As for the involvement of the private sector, Ms. Antonia Yulo-Loyzaga of the National Resilience Council calls for a bigger involvement. “For the private sector, the main challenge here is, number one, to step beyond the traditional role of donor in the relief and response when disasters occur. These types of participation in the post-disaster activities really may only address the immediate and near-term climate risk,” Atty. Yulo-Loyzaga expressed. “Secondly, it needs to recognize that the cost impacts of disruptions to business due to both slow- and rapid-onset climate-related hazards are actually opportunities to invest in the resilience of natural, human, and engineered systems, which could be vital to the private sectors’ own survival,”

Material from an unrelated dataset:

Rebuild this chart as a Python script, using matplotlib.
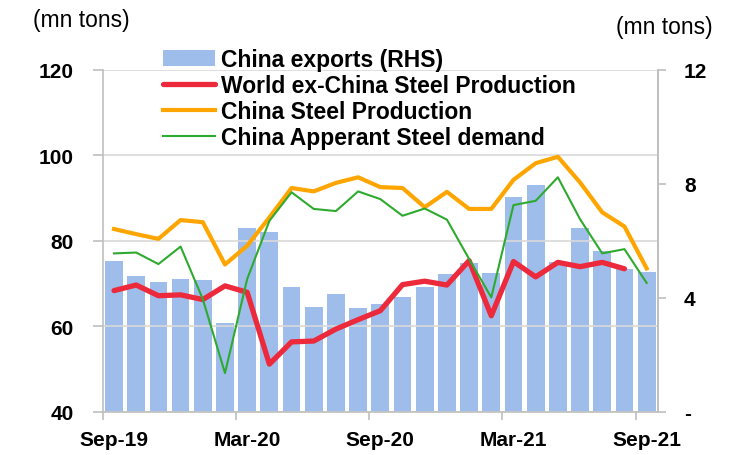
import numpy as np
import matplotlib.pyplot as plt
from matplotlib.ticker import FixedLocator, FuncFormatter

plt.rcParams['font.family'] = ['Liberation Sans', 'DejaVu Sans']

# monthly data, Sep-19 .. Sep-21
months = ['Sep-19', 'Oct-19', 'Nov-19', 'Dec-19', 'Jan-20', 'Feb-20', 'Mar-20', 'Apr-20',
          'May-20', 'Jun-20', 'Jul-20', 'Aug-20', 'Sep-20', 'Oct-20', 'Nov-20', 'Dec-20',
          'Jan-21', 'Feb-21', 'Mar-21', 'Apr-21', 'May-21', 'Jun-21', 'Jul-21', 'Aug-21', 'Sep-21']

china_exports = [5.31, 4.76, 4.55, 4.67, 4.62, 3.13, 6.47, 6.32, 4.39, 3.67, 4.15, 3.64, 3.80,
                 4.02, 4.39, 4.83, 5.23, 4.89, 7.54, 7.96, 5.26, 6.46, 5.65, 5.02, 4.90]
world_ex_china = [68.4, 69.7, 67.2, 67.4, 66.3, 69.5, 68.0, 51.2, 56.4, 56.6, 59.4, 61.6, 63.7,
                  69.8, 70.6, 69.7, 75.4, 62.5, 75.2, 71.6, 75.0, 74.0, 75.0, 73.5]
china_prod = [82.8, 81.6, 80.5, 84.9, 84.4, 74.5, 78.9, 85.5, 92.4, 91.6, 93.6, 94.9, 92.6,
              92.4, 87.9, 91.5, 87.5, 87.5, 94.3, 98.2, 99.7, 93.7, 86.7, 83.4, 73.6]
china_demand = [77.1, 77.3, 74.6, 78.7, 66.4, 49.1, 71.1, 84.7, 91.4, 87.5, 87.0, 91.6, 89.8,
                85.9, 87.6, 85.0, 75.8, 66.8, 88.4, 89.4, 94.9, 85.1, 77.1, 78.1, 70.2]

x = np.arange(len(months))
grey = '#BFBFBF'

fig = plt.figure(figsize=(7.3, 4.56), dpi=100)
ax = fig.add_axes([0.141, 0.0943, 0.76, 0.75])
ax2 = ax.twinx()

# bars on the right axis, lines on the left axis drawn above
bars = ax2.bar(x, china_exports, width=0.8, color='#9EBDEB', label='China exports (RHS)')
ax.set_zorder(ax2.get_zorder() + 1)
ax.patch.set_visible(False)

l1, = ax.plot(x[:len(world_ex_china)], world_ex_china, color='#EC2A3C', lw=3.8,
              solid_capstyle='round', label='World ex-China Steel Production')
l2, = ax.plot(x, china_prod, color='#FFA500', lw=3.0, label='China Steel Production')
l3, = ax.plot(x, china_demand, color='#2EAA2E', lw=1.5, label='China Apperant Steel demand')

ax.set_xlim(-0.5, len(months) - 0.5)
ax.set_ylim(40, 120)
ax2.set_ylim(0, 12)

ax.set_yticks([40, 60, 80, 100, 120])
ax.grid(axis='y', color='#D9D9D9', lw=1.2)
ax2.set_yticks([0, 4, 8, 12])
ax2.yaxis.set_major_formatter(FuncFormatter(lambda v, p: '-' if v == 0 else '%d' % v))

# tick marks between categories, labels at category centres
ax.xaxis.set_major_locator(FixedLocator([-0.5, 5.5, 11.5, 17.5, 23.5]))
ax.xaxis.set_major_formatter(FuncFormatter(lambda v, p: ''))
ax.xaxis.set_minor_locator(FixedLocator([0, 6, 12, 18, 24]))
ax.xaxis.set_minor_formatter(FuncFormatter(lambda v, p: months[int(round(v))]))
ax.tick_params(axis='x', which='major', length=6, color=grey, width=1.2)
ax.tick_params(axis='x', which='minor', length=0, pad=13, labelsize=15)
for lab in ax.get_xticklabels(minor=True):
    lab.set_fontweight('bold')

ax.tick_params(axis='y', length=7, color=grey, width=1.2, pad=14, labelsize=15)
ax2.tick_params(axis='y', length=6, color=grey, width=1.2, pad=13, labelsize=15)
for lab in ax.get_yticklabels() + ax2.get_yticklabels():
    lab.set_fontweight('bold')

for a in [ax, ax2]:
    a.spines['top'].set_visible(False)
    for s in ['left', 'right', 'bottom']:
        a.spines[s].set_color(grey)
        a.spines[s].set_linewidth(1.2)
ax2.spines['left'].set_visible(False)
ax2.spines['bottom'].set_visible(False)

fig.text(0.045, 0.955, '(mn tons)', fontsize=16.5, va='center', ha='left')
fig.text(0.976, 0.94, '(mn tons)', fontsize=16.5, va='center', ha='right')

leg = ax.legend([bars, l1, l2, l3],
                ['China exports (RHS)', 'World ex-China Steel Production',
                 'China Steel Production', 'China Apperant Steel demand'],
                loc='upper left', bbox_to_anchor=(0.223, 0.893), bbox_transform=fig.transFigure,
                frameon=False, prop={'weight': 'bold', 'size': 16.5}, handlelength=2.27,
                handletextpad=0.26, labelspacing=0.14, borderpad=0, borderaxespad=0)

fig.savefig('out.png', dpi=100)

She also added that, “Private sector needs to be actively involved in building multi-stakeholder partnerships for evidence-informed inclusive and adaptive leadership across all levels—so that has both a horizontal and a vertical challenge to it—in terms of coherence and implementation. This partnership should be driven by shared resilient development goals and they must be based on the understanding of the complex intersections between human, ecological, economic, infrastructure and security factors.”
Apart from Atty. Yulo-Loyzaga, Hon. Coro, and Mr. dela Cruz, other reactors present during the event were Climate Change Commission’s Mr. Jerome Ilagan, World Wildlife Fund for Nature Philippines’s Atty. Angela Ibay, and Manila Observatory’s Dr. Antonio M. La Viña.
The “Stakeholders’ Briefing: Latest IPCC Report on Impacts, Adaptation & Vulnerability” was a collaboration of OML Center, Manila Observatory, National Resilience Council, and UPLB Interdisciplinary Studies Center for Integrated Natural Resources and Environmental Management held on March 3, 2022.